In a new study, researchers found people hospitalized with COVID-19 who had a combination of high blood pressure, obesity, and diabetes were over three times more likely to die from the disease.
They say that together, obesity, diabetes and pre-diabetes, high blood pressure, and abnormal cholesterol levels are all predictive of higher incidents of death in these patients.
The underlying inflammation that is seen with metabolic syndrome may be the driver that is leading to these more severe cases.
The more of these diagnoses that you have, the worse the outcomes.
The study is the first to look at the impact of metabolic syndrome on outcomes for COVID-19 patients.
The research was conducted by a team at the Tulane University School of Medicine.
Metabolic syndrome is a cluster of at least three of five conditions—high blood pressure, high blood sugar, obesity, high triglycerides, and low HDL cholesterol—that increases the risk for heart disease.
In the study, the team followed outcomes for 287 patients hospitalized for COVID-19 from March 30 to April 5, which was at the peak of the pandemic in New Orleans.
More than 85% of patients in the study identified as non-Hispanic Black. The mean age was 61 years old and almost 57% were women.
The most common conditions were high blood pressure (80%), obesity (65%), diabetes (54%), and low HDL (39%).
The researchers looked at two groups—those diagnosed with metabolic syndrome and those who weren’t.
They tracked outcomes including if patients were admitted to an intensive care unit, placed on a ventilator, developed acute respiratory distress syndrome (ARDS), or died from the disease.
Almost 66% of the patients in the study had metabolic syndrome.
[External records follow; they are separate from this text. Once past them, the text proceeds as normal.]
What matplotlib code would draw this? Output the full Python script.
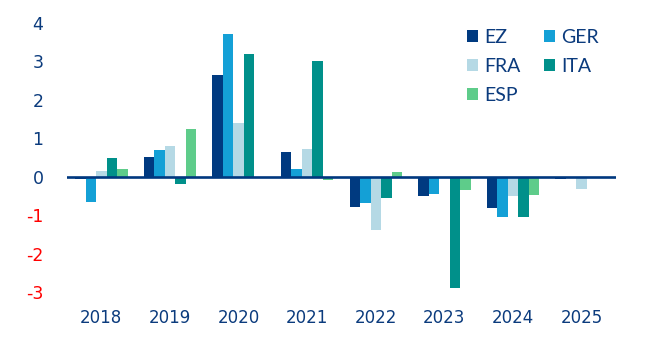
import matplotlib
matplotlib.use("Agg")
import matplotlib.pyplot as plt
from matplotlib.patches import Patch
import numpy as np

# Annual change by country, per year
years = ["2018", "2019", "2020", "2021", "2022", "2023", "2024", "2025"]
series_names = ["EZ", "GER", "FRA", "ITA", "ESP"]
ez = [-0.05, 0.51, 2.64, 0.64, -0.79, -0.50, -0.81, -0.06]
ger = [-0.65, 0.69, 3.71, 0.20, -0.68, -0.45, -1.05, 0.0]
fra = [0.15, 0.80, 1.39, 0.72, -1.39, 0.0, -0.50, -0.32]
ita = [0.48, -0.18, 3.19, 3.00, -0.55, -2.88, -1.05, 0.0]
esp = [0.20, 1.24, 0.0, -0.09, 0.12, -0.35, -0.48, 0.0]
yticks = [4, 3, 2, 1, 0, -1, -2, -3]

colors = ["#003a80", "#14a0d6", "#b5d9e5", "#00908a", "#5ecc8a"]
navy = "#0b3b7d"

W, H = 646, 337
fig = plt.figure(figsize=(W / 100, H / 100), dpi=100)
# axes placed in pixel terms
left_px, right_px = 67, 616
ymin, ymax = -3.3, 4.4
zero_px, unit_px = 176.7, 38.5
top_px = zero_px - ymax * unit_px
bot_px = zero_px - ymin * unit_px
ax = fig.add_axes([left_px / W, 1 - bot_px / H, (right_px - left_px) / W, (bot_px - top_px) / H])

x = np.arange(len(years))
bw = 0.153
all_series = [ez, ger, fra, ita, esp]
for i, (name, vals, c) in enumerate(zip(series_names, all_series, colors)):
    ax.bar(x + (i - 2) * bw, vals, width=bw, color=c, linewidth=0, zorder=2)

ax.axhline(0, color="#00387f", lw=1.9, zorder=3)
ax.set_xlim(-0.5, 7.5)
ax.set_ylim(ymin, ymax)

for s in ax.spines.values():
    s.set_visible(False)

ax.set_xticks(x)
ax.set_xticklabels(years, fontsize=12, color=navy, fontfamily="DejaVu Sans")
ax.set_yticks(yticks)
ax.set_yticklabels([str(v) for v in yticks], fontsize=12.5, fontfamily="DejaVu Sans")
for lbl, v in zip(ax.get_yticklabels(), yticks):
    lbl.set_color("#ff0000" if v < 0 else navy)
ax.tick_params(axis="both", length=0)
ax.tick_params(axis="y", pad=17)
ax.tick_params(axis="x", pad=3.5)

handles = [Patch(facecolor=c, edgecolor="none") for c in colors]
order = [0, 2, 4, 1, 3]
leg = ax.legend([handles[i] for i in order], [series_names[i] for i in order],
                ncol=2, loc="upper left", bbox_to_anchor=(467 / W, 1 - 29 / H),
                bbox_transform=fig.transFigure, frameon=False,
                prop={"family": "Lato", "size": 14},
                handlelength=0.58, handleheight=0.58, handletextpad=0.3,
                columnspacing=1.2, labelspacing=0.61, borderpad=0, borderaxespad=0)
for t in leg.get_texts():
    t.set_color(navy)

fig.savefig("out.png", dpi=100)
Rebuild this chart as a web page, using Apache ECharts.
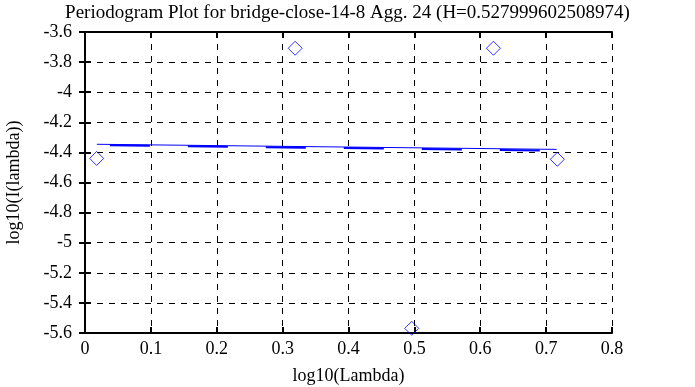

When these cases were compared with patients without the condition, 56% vs. 24% required the ICU, 48% vs. 18% required a ventilator, 37% vs. 11% developed ARDS, and 26% vs. 10% died.
Importantly, the patients with metabolic syndrome were 3.4 times more likely to die from COVID-19 than those who didn’t have the condition.
These patients were also nearly five times more likely to be admitted to an ICU, need a ventilator, or develop ARDS.
The study didn’t find an increase in mortality for patients when only one of the conditions clustered with metabolic syndrome was examined alone.
However, being obese or having diabetes was associated with increased odds of ICU admission and being put on a ventilator.
The team says metabolic syndrome should be considered a composite predictor of COVID-19 lethal outcome, increasing the odds of mortality by the combined effects of its individual components.
One author of the study is Joshua Denson, an assistant professor of medicine and pulmonary and critical care medicine physician.
The study is published in Diabetes Care.